Y en la segunda parte del Quijote una lápida conmemorativa dedicada a Cervantes es obra de uno de los arquitectos de la Academia de San Fernando más importantes del siglo XVIII: Juan Pedro Arnal, que fue profesor y traductor de obras de arquitectura enormemente importantes, subraya Delfín Rodríguez: «Todos estos artistas se conocían muy bien, y así tanto Arnal, como arquitecto, y Gil, como grabador, participaron en la obra de las “Antigüedades árabes de España”, que fue encargada a José de Hermosilla, y en la que también intervino un joven Juan de Villanueva recién llegado de Roma». Se convierten así, detalla el crítico de arte , en difusores por toda Europa, a las puertas del Romanticismo, en pleno periodo neoclásico, de las antigüedades árabes de España: «Son artistas ilustrados con relaciones muy intensas con escritores, intelectuales y las elites políticas de la propia Monarquía».

Máxima exigencia

Dieciséis prensas y un centenar de trabajadores poblaban el taller de Joaquín Ibarra. La misma exigencia para la selección de los artistas fue la que aplicó Ibarra en el donoso escrutinio de sus oficiales y aprendices, a los que no admitía si no domeñaban en latín y atesoraban sufiente cultura general. Los oficiales, prensistas y cajistas que habrían de imprimir el Quijote eran examinados con lupa por el propio Ibarra. El edificio cervantino, mimado al detalle, como las ilustraciones y los grabados. Joaquín Ibarra, el ingeniero que humaniza el Quijote, es para Delfín Rodríguez «el gran impresor español. Ibarra ideó toda una tipografía de letras, la Arquitectura de la página, mayúsculas, minúsculas… es como proyectar un edificio, el Quijote como una gran casa excepcional».
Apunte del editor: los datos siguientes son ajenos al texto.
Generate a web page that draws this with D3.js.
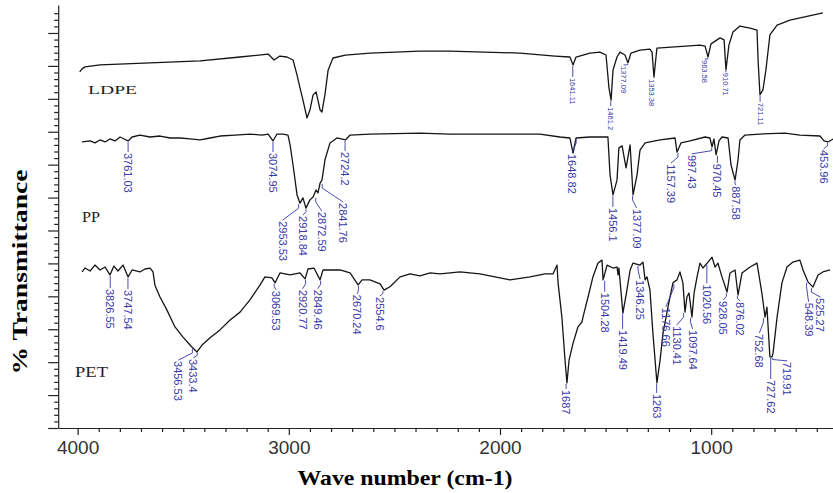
<!DOCTYPE html>
<html>
<head>
<meta charset="utf-8">
<script src="https://cdn.jsdelivr.net/npm/d3@7"></script>
<style>
  body { margin: 0; background: #fff; }
  svg { display: block; }
  .axis path, .axis line { stroke: #222; stroke-width: 1.2; }
  .axis text { font-family: "Liberation Sans", Arial, sans-serif; fill: #333; }
  .spectrum { fill: none; stroke: #151515; stroke-width: 1.3; stroke-linejoin: round; }
  .peak text { fill: #3838a8; font-family: "Liberation Sans", Arial, sans-serif; }
  .peak path { fill: none; stroke: #3838a8; stroke-width: 0.9; }
</style>
</head>
<body>
<svg id="chart" width="833" height="493"></svg>
<script>
// spectra: [wave number cm-1, stacked % transmittance]
const ldpe = [
  [3990,108.2],[3979,109.1],[3965,109.7],[3894,110.3],[3657,110.9],[3420,111.5],[3231,112.7],
  [3098,113.6],[3070,111.8],[3042,113.0],[3009,112.7],[2980,111.8],[2961,107.2],[2947,103.3],
  [2933,99.6],[2914,94.2],[2900,96.6],[2885,101.2],[2871,102.1],[2862,99.6],[2852,96.6],
  [2843,96.0],[2829,101.2],[2814,108.7],[2791,112.4],[2732,113.3],[2616,113.9],[2379,114.5],
  [2237,114.5],[1905,113.9],[1740,113.0],[1669,112.7],[1654,110.3],[1640,112.7],[1574,113.9],
  [1527,114.2],[1498,113.3],[1484,103.3],[1474,99.6],[1465,108.7],[1446,112.7],[1432,114.2],
  [1408,113.3],[1394,110.9],[1380,113.9],[1337,114.8],[1290,115.1],[1280,114.2],[1271,106.6],
  [1257,115.4],[1053,116.3],[1029,116.0],[1015,112.7],[1001,116.7],[958,118.5],[939,117.9],
  [930,108.8],[916,116.3],[897,120.3],[864,122.1],[816,121.5],[783,120.9],[778,111.8],
  [769,101.2],[755,102.7],[741,108.7],[722,119.4],[688,122.4],[627,123.9],[471,126.1]
];
const pp = [
  [3979,86.9],[3941,87.2],[3918,86.6],[3894,87.5],[3870,86.9],[3847,87.8],[3823,87.2],
  [3799,88.4],[3780,87.8],[3761,87.2],[3742,88.4],[3705,89.0],[3657,88.4],[3610,88.7],
  [3562,88.1],[3515,88.1],[3468,87.8],[3420,87.5],[3373,88.1],[3326,88.7],[3255,89.0],
  [3184,89.3],[3127,89.0],[3098,89.3],[3075,87.2],[3056,89.3],[3027,89.3],[3004,89.0],
  [2994,86.0],[2980,79.9],[2961,70.8],[2947,68.3],[2933,69.9],[2919,66.8],[2900,69.3],
  [2885,70.2],[2871,72.3],[2862,71.4],[2852,74.4],[2843,75.3],[2829,81.4],[2805,86.6],
  [2772,88.1],[2732,87.5],[2710,89.0],[2616,89.3],[2379,89.6],[2237,89.3],[1811,89.3],
  [1716,88.4],[1669,88.1],[1654,83.5],[1640,88.1],[1574,88.4],[1489,88.4],[1479,76.9],
  [1465,70.8],[1446,75.3],[1437,85.1],[1422,85.7],[1403,79.0],[1384,86.0],[1370,70.8],
  [1351,76.9],[1337,84.4],[1313,86.6],[1242,87.5],[1171,88.1],[1162,83.8],[1143,86.6],
  [1100,87.2],[1029,88.4],[1006,88.1],[996,85.4],[987,87.8],[977,83.0],[963,87.2],
  [949,88.4],[920,88.1],[906,79.9],[887,75.3],[873,81.4],[864,87.5],[840,89.0],[769,89.3],
  [651,89.6],[580,89.0],[485,88.7],[466,87.2],[447,86.9],[423,87.8]
];
const pet = [
  [3979,47.4],[3965,48.6],[3941,47.7],[3918,49.5],[3894,48.0],[3870,48.9],[3847,46.5],
  [3828,49.2],[3809,47.7],[3785,49.5],[3761,45.9],[3742,48.0],[3705,47.4],[3681,48.3],
  [3657,48.6],[3643,47.4],[3634,43.4],[3610,39.8],[3577,35.8],[3539,30.7],[3501,27.6],
  [3468,25.2],[3454,24.3],[3435,23.1],[3411,25.2],[3373,27.4],[3326,29.8],[3278,32.8],
  [3231,35.2],[3184,38.9],[3136,43.5],[3113,45.9],[3080,45.6],[3065,44.1],[3042,47.1],
  [2994,46.5],[2947,47.1],[2923,45.3],[2909,48.3],[2881,48.6],[2852,45.0],[2838,48.0],
  [2758,48.0],[2710,47.1],[2672,43.5],[2653,45.0],[2616,45.0],[2568,43.8],[2549,41.9],
  [2521,42.9],[2473,45.9],[2426,46.8],[2379,46.2],[2331,47.1],[2284,46.8],[2189,47.4],
  [2095,46.8],[2000,45.6],[1953,45.0],[1858,45.9],[1787,46.8],[1749,46.8],[1730,49.5],
  [1725,44.1],[1707,33.7],[1692,20.6],[1683,13.7],[1673,20.6],[1654,25.8],[1631,30.7],
  [1612,32.2],[1607,33.7],[1583,39.8],[1560,45.9],[1536,50.1],[1517,51.0],[1512,45.0],
  [1493,49.5],[1465,48.6],[1446,48.9],[1441,46.5],[1437,48.6],[1418,34.9],[1399,41.9],
  [1384,48.0],[1370,50.1],[1337,49.5],[1323,50.4],[1313,45.0],[1304,45.9],[1290,41.9],
  [1276,28.9],[1257,13.7],[1242,20.6],[1228,28.9],[1209,35.2],[1195,39.8],[1181,44.1],
  [1162,45.0],[1148,47.4],[1134,44.1],[1124,35.2],[1115,39.8],[1105,41.0],[1091,33.7],
  [1081,41.0],[1067,45.9],[1053,50.1],[1039,48.6],[1015,50.4],[996,51.9],[982,48.9],
  [968,50.1],[949,45.9],[925,41.3],[911,47.1],[887,48.0],[873,40.4],[854,47.1],[816,48.9],
  [783,50.1],[760,41.0],[745,33.7],[736,36.7],[722,21.6],[712,21.6],[707,22.8],[688,33.7],
  [665,44.1],[641,48.9],[613,50.4],[580,51.0],[565,48.0],[542,44.4],[518,42.8],[494,46.5],
  [471,47.4],[437,48.0]
];

// peak labels printed on each trace
const ldpePeaks = ["1641.11", "1461.2", "1377.09", "1353.38", "963.58", "910.71", "721.11"];
const ppPeaks = ["3761.03", "3074.95", "2953.53", "2918.84", "2872.59", "2841.76", "2724.2",
  "1648.82", "1456.1", "1377.09", "1157.39", "997.43", "970.45", "887.58", "453.96"];
const petPeaks = ["3826.55", "3747.54", "3456.53", "3433.4", "3069.53", "2920.77", "2849.46",
  "2670.24", "2554.6", "1687", "1504.28", "1419.49", "1346.25", "1263", "1176.66", "1130.41",
  "1097.64", "1020.56", "928.05", "876.02", "752.68", "727.62", "719.91", "548.39", "525.27"];

const seriesNames = ["LDPE", "PP", "PET"];
const xMajorTicks = [4000, 3000, 2000, 1000];

// label placement: [anchor nudge px, leader length px, text shift px]
const ldpeLayout = [[-3, 12, 0], [-3, 6, 0], [-4, 2, -4], [15, 1, 0], [-11, 2, -3], [-4, 2, -1], [-10, 7, 0]];
const ppLayout = [[0, 11, 0], [0, 11, 0], [0, 17, -16], [0, 7, -3], [0, 14, 6], [0, 19, 21], [-2, 11, 0],
  [2, 15, -4], [-2, 12, 0], [1, 13, 4], [0, 11, -7], [0, 7, -20], [0, 8, 0], [0, 5, 1], [1, 7, -4]];
const petLayout = [[-4, 13, 0], [-3, 12, 0], [0, 12, -14], [0, 6, -4], [0, 7, 2], [0, 10, -3], [0, 9, -3],
  [0, 9, -1], [0, 6, -3], [0, 6, 0], [0, 12, 0], [0, 16, 0], [0, 14, 2], [1, 10, 0], [0, 24, -8],
  [0, 13, -7], [0, 12, 2], [0, 20, 0], [0, 8, -3], [0, 6, 3], [0, 16, -4], [2, 22, 0], [2, 4, 15],
  [0, 20, 2], [0, 10, 9]];

const svg = d3.select("#chart");

const x = d3.scaleLinear().domain([4092, 400]).range([58.2, 837.9]);
const y = d3.scaleLinear().domain([0, 128.5]).range([428, 5]);

// axes
svg.append("g")
    .attr("class", "axis")
    .attr("transform", "translate(0," + y(0) + ")")
    .call(d3.axisBottom(x).tickValues(d3.range(4000, 399, -100).filter(v => v % 1000)).tickSize(4).tickFormat(""))
    .call(g => g.select(".domain").remove());
svg.append("g")
    .attr("class", "axis")
    .attr("transform", "translate(0," + y(0) + ")")
    .call(d3.axisBottom(x).tickValues(xMajorTicks).tickSize(7).tickSizeOuter(0).tickPadding(6)
        .tickFormat(d3.format("d")))
    .call(g => g.selectAll("text").attr("font-size", 19));

svg.append("g")
    .attr("class", "axis")
    .attr("transform", "translate(" + x(4092) + ",0)")
    .call(d3.axisLeft(y).tickValues(d3.range(0, 128, 2).filter(v => v % 10)).tickSize(4).tickFormat(""))
    .call(g => g.select(".domain").remove());
svg.append("g")
    .attr("class", "axis")
    .attr("transform", "translate(" + x(4092) + ",0)")
    .call(d3.axisLeft(y).tickValues(d3.range(0, 121, 10)).tickSize(10).tickSizeOuter(0).tickFormat(""));

// axis titles
svg.append("text")
    .attr("x", 405).attr("y", 485)
    .attr("text-anchor", "middle")
    .attr("font-family", "'Liberation Serif', 'Times New Roman', serif")
    .attr("font-weight", "bold").attr("font-size", 21)
    .attr("textLength", 215).attr("lengthAdjust", "spacingAndGlyphs")
    .text("Wave number (cm-1)");
svg.append("text")
    .attr("transform", "translate(27,272) rotate(-90)")
    .attr("text-anchor", "middle")
    .attr("font-family", "'Liberation Serif', 'Times New Roman', serif")
    .attr("font-weight", "bold").attr("font-size", 22)
    .attr("textLength", 205).attr("lengthAdjust", "spacingAndGlyphs")
    .text("% Transmittance");

// traces
const line = d3.line().x(d => x(d[0])).y(d => y(d[1]));
[ldpe, pp, pet].forEach(s => {
    svg.append("path").attr("class", "spectrum").attr("d", line(s));
});

// series names
const nameSpots = [[88, 94, 49, 13], [82, 222, 18, 14], [75, 377, 33, 15]];
seriesNames.forEach((n, i) => {
    const [tx, ty, w, fs] = nameSpots[i];
    svg.append("text")
        .attr("x", tx).attr("y", ty)
        .attr("font-family", "'Liberation Serif', 'Times New Roman', serif")
        .attr("font-size", fs).attr("fill", "#222")
        .attr("textLength", w).attr("lengthAdjust", "spacingAndGlyphs")
        .text(n);
});

// value of a trace at a wave number (linear between read points)
function valueAt(series, w) {
    for (let i = 1; i < series.length; i++) {
        const a = series[i - 1], b = series[i];
        if (w <= a[0] && w >= b[0]) {
            const t = (a[0] - w) / (a[0] - b[0]);
            return a[1] + t * (b[1] - a[1]);
        }
    }
    return series[series.length - 1][1];
}

function drawPeaks(series, peaks, layout, fontSize) {
    const g = svg.append("g").attr("class", "peak");
    peaks.forEach((p, i) => {
        const [dx, lead, tdx] = layout[i];
        const ax = x(+p) + dx;
        const near = series.filter(d => Math.abs(x(d[0]) - ax) <= 3);
        const v = Math.min(valueAt(series, x.invert(ax)), near.length ? d3.min(near, d => d[1]) : Infinity);
        const ay = y(v) + 1;
        const tx = ax + tdx, ty = ay + lead;
        if (lead > 1) {
            const bend = tdx ? Math.min(4, lead * 0.4) : 0;
            g.append("path").attr("d", d3.line()([[ax, ay], [ax, ay + bend], [tx, ty - 1]]));
        }
        g.append("text")
            .attr("transform", "translate(" + tx + "," + ty + ") rotate(90)")
            .attr("dominant-baseline", "central")
            .attr("font-size", fontSize)
            .text(p);
    });
}

drawPeaks(ldpe, ldpePeaks, ldpeLayout, 7.5);
drawPeaks(pp, ppPeaks, ppLayout, 11);
drawPeaks(pet, petPeaks, petLayout, 11);
</script>
</body>
</html>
En la impresión y en la ilustración del Quijote de Ibarra se vigiló el rigor de las composiciones para no caer en los anacronismos de ediciones pasadas. Cada lámina debía presentarse a la Real Academia para su aprobación. «Surgía la necesidad imperiosa de hacer, por fin, una edición cuidada, corregida, atenta filológicamente a las fuentes conocidas. Era una necesidad institucional de la Monarquía y de la Academia de fijar un texto en las mejores cualidades y calidades posibles», concluye Delfín Rodríguez.